MA: The best term to characterise de Gaulle is the word “statesman”. It was the nation’s interest he always kept in mind; as he said, he had “a certain idea of France”. He dedicated his whole life to this idea. He had no time for fights between political parties which served individual or short-term party interests instead of paving the way to a better future for the country. He vigorously criticised the institutions of the Fourth Republic established after the Second World War, which preserved the political instability of the pre-war period and paralysed the action of the government. He wanted a strong presidential authority; he believed that France would always need a man capable of transcending party struggles and making decisions in the nation’s interest. When France was threatened by a civil war on account of the Algerian crisis, de Gaulle seemed to be the only man who could handle the situation. In 1958 he was brought back to power by the National Assembly. He accepted the office under very strict conditions: he claimed emergency powers for half a year and declared that he was going to change the constitutional system. These months saw the adoption of a new French Constitution and the creation of the Fifth Republic which granted strong powers to the President.

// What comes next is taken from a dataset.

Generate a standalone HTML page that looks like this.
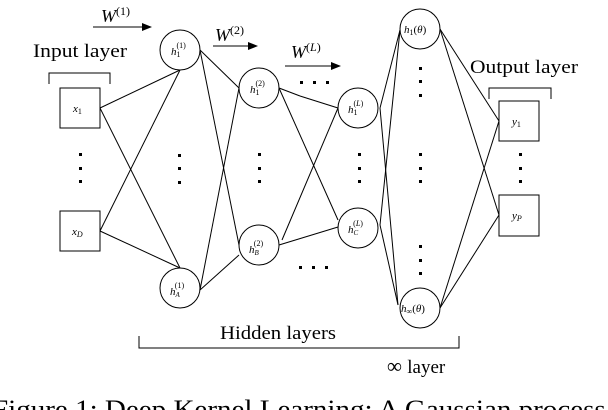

De Gaulle always placed a high value on maintaining direct contacts with people. He replied personally to many letters addressed to him. He believed that his legitimacy had to come from the people, and in 1962 he called a successful referendum to allow the President to be directly elected by the people. Being a soldier as well as a charismatic leader, he often had to confront the accusation that his strong authority might lead to a dictatorship. At a press conference in May 1958, a journalist asserted that many feared he would not respect the liberties. De Gaulle answered that he had never limited fundamental liberties; on the contrary, it was him who re-established them. “Why do you want me to start a dictatorial career at the age of 67?” he added for good measure.

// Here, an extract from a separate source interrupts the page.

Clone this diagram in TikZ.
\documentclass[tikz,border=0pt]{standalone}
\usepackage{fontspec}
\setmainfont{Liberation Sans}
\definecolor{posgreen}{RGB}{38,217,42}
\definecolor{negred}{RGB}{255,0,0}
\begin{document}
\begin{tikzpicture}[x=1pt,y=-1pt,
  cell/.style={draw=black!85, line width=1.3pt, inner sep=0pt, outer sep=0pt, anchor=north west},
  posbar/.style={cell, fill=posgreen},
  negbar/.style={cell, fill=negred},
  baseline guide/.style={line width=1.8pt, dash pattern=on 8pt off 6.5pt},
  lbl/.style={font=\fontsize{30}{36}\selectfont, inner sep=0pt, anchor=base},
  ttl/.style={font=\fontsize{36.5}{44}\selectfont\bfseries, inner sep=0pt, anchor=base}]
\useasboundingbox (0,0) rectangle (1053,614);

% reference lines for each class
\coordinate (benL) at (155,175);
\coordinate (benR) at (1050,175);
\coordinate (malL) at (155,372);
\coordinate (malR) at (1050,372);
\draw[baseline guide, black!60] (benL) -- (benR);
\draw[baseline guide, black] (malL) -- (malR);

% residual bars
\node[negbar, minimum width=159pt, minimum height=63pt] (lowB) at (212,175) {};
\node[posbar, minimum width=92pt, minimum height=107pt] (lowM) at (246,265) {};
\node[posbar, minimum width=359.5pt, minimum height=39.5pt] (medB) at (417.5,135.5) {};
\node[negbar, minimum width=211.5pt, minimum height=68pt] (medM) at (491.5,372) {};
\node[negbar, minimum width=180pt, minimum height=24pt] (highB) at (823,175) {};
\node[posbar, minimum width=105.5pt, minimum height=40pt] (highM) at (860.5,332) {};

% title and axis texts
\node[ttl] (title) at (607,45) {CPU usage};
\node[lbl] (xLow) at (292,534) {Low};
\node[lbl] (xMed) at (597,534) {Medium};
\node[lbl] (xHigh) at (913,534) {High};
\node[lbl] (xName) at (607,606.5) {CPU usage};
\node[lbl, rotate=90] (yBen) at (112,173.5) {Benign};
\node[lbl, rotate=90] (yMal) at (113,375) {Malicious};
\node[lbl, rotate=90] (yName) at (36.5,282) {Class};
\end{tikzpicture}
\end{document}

ÁBG: What sort of a man was General de Gaulle?

MA: He was a spontaneous, modest and moral man. Even as President of the Republic he paid his own electricity bill. His wife did the shopping and cooked the meals in the Élysée Palace, except for those prepared for official receptions. The General would often retire to his mansion in Colombey-les-Deux-Églises in the Haute-Marne department in north-eastern France, where he could regain his strength in the immense garden. He was very fond of his sick daughter Anne, who, like his father, needed a lot of fresh air and calm. The furnishing was very simple: the General hated ostentation. He respected people without any consideration of social rank and knew how to be very humble. He did not fear meeting people, despite several attempts made on his life. He was handing over an official decoration, and as he was a very tall man he had to bow down, at the very moment that the gun aimed at him went off and the bullet missed him. Even as President he never refused to make deep bows.

By the way, I am sure that de Gaulle would have made an excellent writer if he had not chosen the military career. At the age of 14 he wrote a play which earned him first prize in a literary contest. And he also wrote romances, adventure novels and essays in his young years.

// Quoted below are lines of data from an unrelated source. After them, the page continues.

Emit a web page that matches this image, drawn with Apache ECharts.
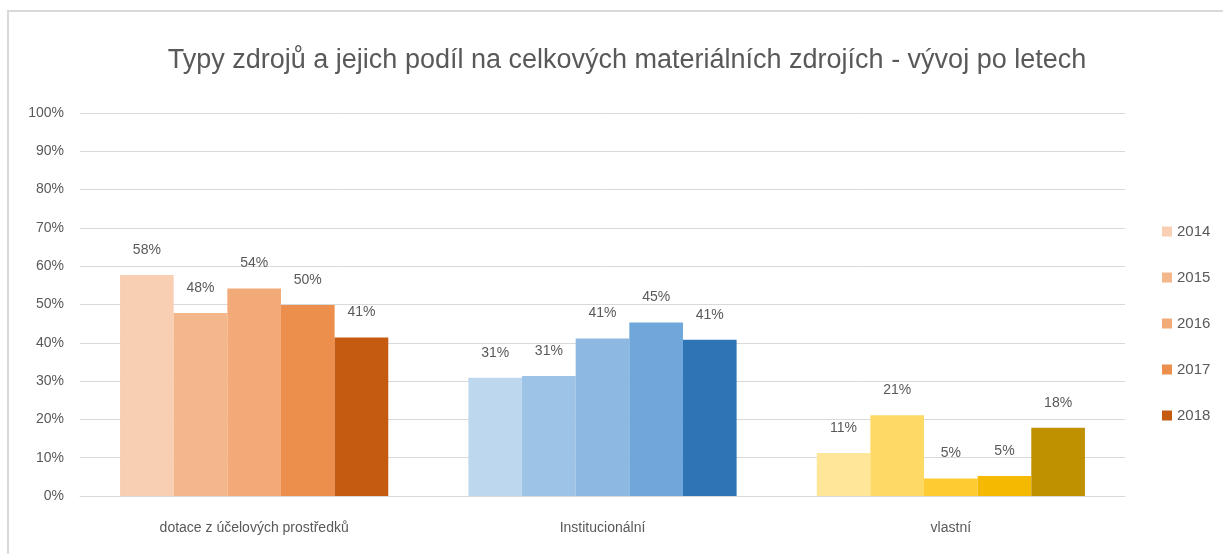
<!DOCTYPE html>
<html>
<head>
<meta charset="utf-8">
<script src="https://cdn.jsdelivr.net/npm/echarts@6/dist/echarts.min.js"></script>
<style>
  html, body { margin: 0; width: 100%; height: 100%; background: #fff; overflow: hidden; }
  #frame { position: absolute; left: 7px; top: 10px; width: 1300px; height: 600px;
           border-left: 2px solid #d9d9d9; border-top: 2px solid #d9d9d9; }
  #main { position: absolute; left: 0; top: 0; width: 1223px; height: 554px; }
</style>
</head>
<body>
<div id="frame"></div>
<div id="main"></div>
<script>
// kategorie a roky
var categories = ['dotace z účelových prostředků', 'Institucionální', 'vlastní'];
var years = ['2014', '2015', '2016', '2017', '2018'];

// podíly v % pro jednotlivé roky (pořadí podle categories)
var values2014 = [57.7, 30.9, 11.2];
var values2015 = [47.8, 31.3, 21.1];
var values2016 = [54.2, 41.1, 4.6];
var values2017 = [49.9, 45.3, 5.2];
var values2018 = [41.4, 40.8, 17.8];
var yearValues = [values2014, values2015, values2016, values2017, values2018];

var yTicks = [0, 10, 20, 30, 40, 50, 60, 70, 80, 90, 100];

// barvy: oranžová, modrá, žlutá škála pro každou kategorii
var orangeShades = ['#f8cfb3', '#f4b68b', '#f2aa79', '#ed8f4c', '#c55a11'];
var blueShades = ['#bdd7ee', '#9dc3e6', '#8db8e1', '#6fa7da', '#2e75b6'];
var yellowShades = ['#ffe699', '#ffd966', '#ffcb33', '#f4b900', '#bf9000'];
var shades = [orangeShades, blueShades, yellowShades];

var FONT = 'Liberation Sans';

var chart = echarts.init(document.getElementById('main'));

var series = years.map(function (y, i) {
    return {
        name: y,
        type: 'bar',
        barGap: '0%',
        barCategoryGap: '23%',
        color: orangeShades[i],
        label: {
            show: true,
            position: 'top',
            distance: 18,
            color: '#595959',
            fontSize: 14,
            fontFamily: FONT,
            formatter: function (p) { return Math.round(p.value) + '%'; }
        },
        data: yearValues[i].map(function (v, c) {
            return { value: v, itemStyle: { color: shades[c][i] } };
        })
    };
});

var option = {
    animation: false,
    title: {
        text: 'Typy zdrojů a jejich podíl na celkových materiálních zdrojích - vývoj po letech',
        left: 622,
        textAlign: 'center',
        top: 42,
        textStyle: {
            color: '#595959',
            fontSize: 27,
            fontWeight: 'normal',
            fontFamily: FONT
        }
    },
    legend: {
        data: years,
        orient: 'vertical',
        left: 1157,
        top: 219,
        itemWidth: 10,
        itemHeight: 10,
        itemGap: 31,
        icon: 'rect',
        textStyle: { color: '#595959', fontSize: 15, fontFamily: FONT }
    },
    grid: { left: 80, right: 98, top: 113, bottom: 58 },
    xAxis: {
        type: 'category',
        data: categories,
        axisLine: { lineStyle: { color: '#d9d9d9' } },
        axisTick: { show: false },
        axisLabel: { color: '#595959', fontSize: 14, margin: 25, fontFamily: FONT }
    },
    yAxis: {
        type: 'value',
        min: yTicks[0],
        max: yTicks[yTicks.length - 1],
        interval: 10,
        axisLine: { show: false },
        axisTick: { show: false },
        splitLine: { lineStyle: { color: '#d9d9d9' } },
        axisLabel: {
            color: '#595959', fontSize: 14, margin: 16, fontFamily: FONT,
            formatter: '{value}%'
        }
    },
    series: series
};
chart.setOption(option);
</script>
</body>
</html>
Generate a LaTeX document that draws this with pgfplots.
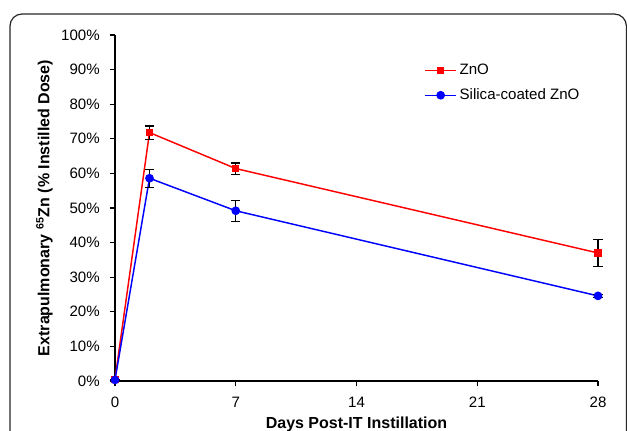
\documentclass[border=0pt]{standalone}
\usepackage{pgfplots}
\pgfplotsset{compat=1.18}
\usepackage{fontspec}
\setmainfont{Liberation Sans}
\begin{document}
\fontsize{11.3}{13.6}\selectfont
\begin{tikzpicture}
\useasboundingbox (0,0) rectangle (470.25pt,323.25pt);
\begin{scope}
\clip (0,0) rectangle (470.25pt,323.25pt);
\draw[line width=0.9pt, rounded corners=9pt, black!85] (7.5pt,-20pt) -- (7.5pt,312.75pt) -- (469.8pt,312.75pt) -- (469.8pt,-20pt);
\end{scope}
\begin{axis}[
  at={(86.25pt,37.5pt)}, anchor=south west,
  scale only axis, width=362.25pt, height=259.5pt,
  xmin=0, xmax=28, ymin=0, ymax=100,
  axis x line=bottom, axis y line=left,
  axis line style={-, line width=0.8pt},
  tick style={black, line width=0.8pt},
  tick align=outside, major tick length=4pt,
  xtick={0,7,14,21,28},
  ytick={0,10,20,30,40,50,60,70,80,90,100},
  yticklabels={0\%,10\%,20\%,30\%,40\%,50\%,60\%,70\%,80\%,90\%,100\%},
  /pgf/number format/assume math mode=true,
  ticklabel style={font=\fontsize{11.3}{13.6}\selectfont},
  xticklabel style={yshift=-4pt},
  yticklabel style={xshift=-3.5pt},
  clip=false,
  xlabel={\textbf{Days Post-IT Instillation}},
  ylabel={\textbf{Extrapulmonary \textsuperscript{65}Zn (\% Instilled Dose)}},
  label style={font=\fontsize{12}{14}\selectfont},
  xlabel style={at={(axis description cs:0.5,-0.126)}, anchor=center},
  ylabel style={at={(axis description cs:-0.146,0.5)}, anchor=center, rotate=0},
  legend style={draw=none, fill=none, at={(0.64,0.925)}, anchor=north west,
    font=\fontsize{11.3}{13.6}\selectfont, row sep=5pt, inner sep=0pt,
    legend cell align=left},
  legend image code/.code={\draw[mark repeat=2,mark phase=2] plot coordinates {(0cm,0cm) (0.41cm,0cm) (0.82cm,0cm)};},
  error bars/error bar style={black, line width=0.8pt},
  error bars/error mark options={black, rotate=90, mark size=3.4pt, line width=0.8pt},
]
\addplot[red, line width=1.1pt, mark=square*, mark size=2.1pt,
  error bars/.cd, y dir=both, y explicit]
  coordinates {(0,0.5) +- (0,0) (2,71.8) +- (0,1.9) (7,61.4) +- (0,1.6) (28,37.0) +- (0,3.8)};
\addlegendentry{ZnO}
\addplot[blue, line width=1.1pt, mark=*, mark size=2.7pt,
  error bars/.cd, y dir=both, y explicit]
  coordinates {(0,0.3) +- (0,0) (2,58.6) +- (0,2.6) (7,49.2) +- (0,3.0) (28,24.6) +- (0,0.5)};
\addlegendentry{Silica-coated ZnO}
\end{axis}
\end{tikzpicture}
\end{document}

ÁBG: Can today’s leading French politicians be considered Gaullists?

MA: De Gaulle remains an important part of France’s history, and his political legacy and the principles he followed still inspire French political life. It is well known that François Mitterrand opposed the strong presidential authority de Gaulle wanted to create, but he declined to make any changes to it when he was himself elected president. Of course, Gaullisme did change a lot during the following decades; France made a liberal turn and European integration brought about limitations on France’s sovereignty. Today’s leading politicians pursue policies which bear little trace of anything that could be qualified as authentically Gaullist. At the same time many on both sides of the political spectrum present themselves in one way or another as heirs to the General. Since the policies de Gaulle espoused were very complex and wide-ranging, almost every political formation can find in them elements that suit it. In my opinion, there are two politicians today who have remained true to the authentic de Gaullian ideas, neither of them in the forefront nowadays: Nicolas Dupont-Aignan and Jean- Pierre Chevènement. These politicians were ready to resign from senior office when loyalty to their ideals compelled them to do so.

ÁBG: What do you think of Hungary and Hungarian political life?

MA: My first visit to Hungary took place more than twenty years ago, after the regime change. The country’s progress is spectacular; Budapest has completely changed since the early nineties. I remember Heroes’ Square where our guide spoke to us about historical events and revolutions aiming at the county’s independence. I was impressed by the fact that Hungarians attached so much value to their freedom and independence. I am not an expert on Hungarian politics, but I understand why so many Hungarians are attracted by the personality of Charles de Gaulle. Even before 2004, when the accession of Central European countries to the EU was underway, it occurred to me that the Union might face tensions since these countries that had just regained their independence by liberating themselves from communist oppression might be reluctant to accept rules decided in Brussels. The conference organised in Budapest on Gaullism was a great event for me. I seldom have the occasion to talk about General de Gaulle to such an elite public in the company of outstanding lecturers.

ÁBG: De Gaulle remained true to his principles until the end, thus setting a moral example. And you remained loyal to the General all along, even during the general strike in 1968.

MA: I sometimes say only half-mockingly that there was a period in 1968 when the only persons you could see on TV were myself and a handful of other loyal colleagues. Most journalists moved with the flow and went on strike; even today some of them would chastise me for having continued to work. But I do not mind: I did not approve of the strike in 1968, and I have not revised my opinion ever since. Few people remained loyal to him when his authority began to falter. Those who had paid him the most lip-service were the first to turn away from him. Without overestimating my role I am certain that my gesture was appreciated by the General. That very year he sent me an autographed photograph thanking me for my solidarity, and in 1970, three days before his death I received by mail an autographed copy of his book. Les Mémoires d’espoir were originally planned to comprise several volumes, but unfortunately they remained unfinished. But the first volume is still extremely interesting in itself, and I warmly recommend it to all those who wish to know more about General de Gaulle’s worldview.